How to Practice

Added on by Greg Anderson.
Hello Greg!
I visit often since I discovered your page last year. You have, many times, given me the motivation to practice by watching just how INCREDIBLE your musical and technical skills are. You and other amazing pianists gave me the personal urge to pursue this level for myself, too. I have always wanted to ask you questions, but I suppose now is the time after coming home from an embarrassing performance -- a harsh wake up call to not rely on motion memory. (Oops!) I'm 17 years old and have been playing piano for ten years. I'm a "late bloomer", as in I didn't take piano seriously until the past year. It became a frustrating, but somewhat rewarding journey of learning what works and what doesn't. So far, I've made huge strides with a new teacher, learning how to play relaxed, and relearning how to play dynamics in a relaxed manner which helped my playing tremendously on top of what I already know. Now here are the questions: What makes "quality practice"? What about practicing that makes it enjoyable for you? And out of curiosity, what are your stages of learning a new piece? I know the importance of practice, but for years I've been doing so by playing notes over and over without much thoughts into them. I now know it won't work in the long run if I want to advance, which I would very much love to do. I'm also slowly discovering how the instrument works, limitations and all, in order to apply them into my playing. This is the most difficult challenge for me because I have all these wonderful ideas in my head, but have trouble projecting them through the piano. I assume it's also a difficult question to answer through the internet, but if you have any tips and suggestions on this, I would greatly appreciate them. Thank you for your time!
 -Shirley

Dear Shirley,

How should one practice? Aw man! How am I supposed to answer that one in such a modest forum!? You effectively described how NOT to practice ("I've been doing so by playing notes over and over without much thoughts into them"), but it's terribly difficult to describe how one should practice. Every piece needs a different approach.
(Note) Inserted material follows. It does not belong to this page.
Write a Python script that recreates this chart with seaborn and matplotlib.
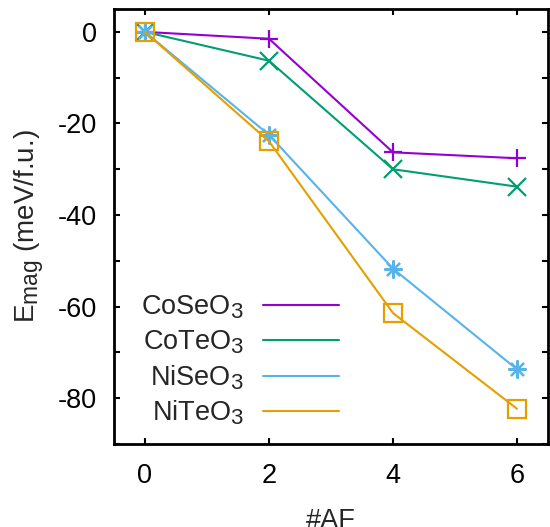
import numpy as np
import pandas as pd
import matplotlib
matplotlib.use("Agg")
import matplotlib.pyplot as plt
from matplotlib.lines import Line2D
from matplotlib.ticker import MultipleLocator
import seaborn as sns

try:
    import matplotlib._mathtext as _mt
    _mt.SHRINK_FACTOR = 0.82
except Exception:
    pass

# ---- data ----
n_af = [0, 2, 4, 6]
coseo3 = [0.0, -1.5, -26.3, -27.6]
coteo3 = [0.0, -6.3, -30.0, -33.8]
niseo3 = [0.0, -22.5, -51.7, -73.7]
niteo3 = [0.0, -23.9, -61.4, -82.3]
series_names = ["CoSeO$_3$", "CoTeO$_3$", "NiSeO$_3$", "NiTeO$_3$"]
x_ticks = [0, 2, 4, 6]
y_ticks = [0, -20, -40, -60, -80]

colors = ["#9400d3", "#009e73", "#56b4e9", "#e69f00"]
markers = ["+", "x", (8, 2, 0), "s"]

FS = 19.5

sns.set_theme(style="ticks")
plt.rcParams["font.family"] = ["Liberation Sans", "DejaVu Sans"]
plt.rcParams["mathtext.fontset"] = "custom"
plt.rcParams["mathtext.rm"] = "Liberation Sans"
plt.rcParams["mathtext.it"] = "Liberation Sans"
plt.rcParams["mathtext.default"] = "regular"
plt.rcParams["axes.unicode_minus"] = False

fig = plt.figure(figsize=(5.5, 5.27), dpi=100)
ax = fig.add_axes([114 / 550, 1 - 444 / 527, 434 / 550, 435 / 527])

for name, vals, c, m in zip(series_names, [coseo3, coteo3, niseo3, niteo3],
                            colors, markers):
    d = pd.DataFrame({"AF": n_af, "E": vals})
    sns.lineplot(data=d, x="AF", y="E", color=c, marker=m, linewidth=1.5,
                 markersize=13, markeredgewidth=1.6, markeredgecolor=c,
                 markerfacecolor="none", ax=ax, legend=False)

ax.set_xlim(-0.5, 6.5)
ax.set_ylim(-90, 5)
ax.set_xticks(x_ticks)
ax.set_yticks(y_ticks)
ax.yaxis.set_minor_locator(MultipleLocator(10))
ax.tick_params(which="both", direction="in", top=True, right=True,
               length=4.5, width=1.5, labelsize=FS, colors="black")
ax.tick_params(axis="x", pad=14)
ax.tick_params(axis="y", pad=12)
for s in ax.spines.values():
    s.set_linewidth(2)
    s.set_color("black")

ax.set_xlabel("#AF", fontsize=FS, labelpad=13)
ax.set_ylabel("E$_{mag}$ (meV/f.u.)", fontsize=20, labelpad=9)

handles = [Line2D([], [], color=c, lw=1.5) for c in colors]
ax.legend(handles, series_names, loc="center right",
          bbox_to_anchor=(0.518, 0.192), frameon=False, fontsize=FS,
          markerfirst=False, handlelength=2.8, handletextpad=0.7,
          labelspacing=0.27, borderpad=0, borderaxespad=0)

fig.savefig("out.png", dpi=100, facecolor="white")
I suppose I have four general tips for you:

1) Your practicing should mean something. Don't waste your time with auto-pilot drill work.

2) Always be "present" when you practice. Effective practicing requires 100% of your attention. If I can't focus, I don't waste my time practicing; this means I sit down at the piano only when I'm well rested and willing separate myself from the rest of the world for a few hours. Challenge yourself to see how focused you can be. How dramatically can you improve a single line of music? How beautifully can you voice a single chord? How effectively can you create an entirely new universe? How colorfully can you shape a single line of counterpoint?

3) I almost always endorse slow practice! Take your music apart -- and I mean, really take it apart. One of my favorite things to do is to play the music one chord at a time. I stop on each chord and listen to its beauty. What makes it beautiful? Is it the third? the seventh in the bass? the wide spacing? Try voicing the chord in different ways; unlock the potential of the chord. I also like working out passages one hand a time; using both hands to play the single staff of music. (For example, I use both hands to play just the left hand part.) Essentially, I want my ear to hear the potential of a passage without the technical obstacles. Once the most beautiful sound possible is in my ear, I work out the part in the correct manner. My ear then guides my solo hand to create the sounds I just created using both hands. You can also turn fast passage work into slow, exaggerated, breathtaking music; that always offers me hours of fun!

(Slow work helps your ears discover more nuances and uncover new layers of detail, so that by the time the music is racing by, you have a solid understanding of what's going on. However, all of your slow work should never contribute to a calculated performance at full tempo. In performance, you toss everything to the wind and play freely.)

4) Related to all of the above, I recommend practicing away from the piano. Listen to the music in your head. (Don't listen to a recording! Literally conjure the sounds in your head.) Shape the music exactly as you want it to sound at the piano. This is surprisingly difficult, but it is efficient and effective. As mentioned above, the more you know how you want to sound at the piano, the more your hands will know what to do.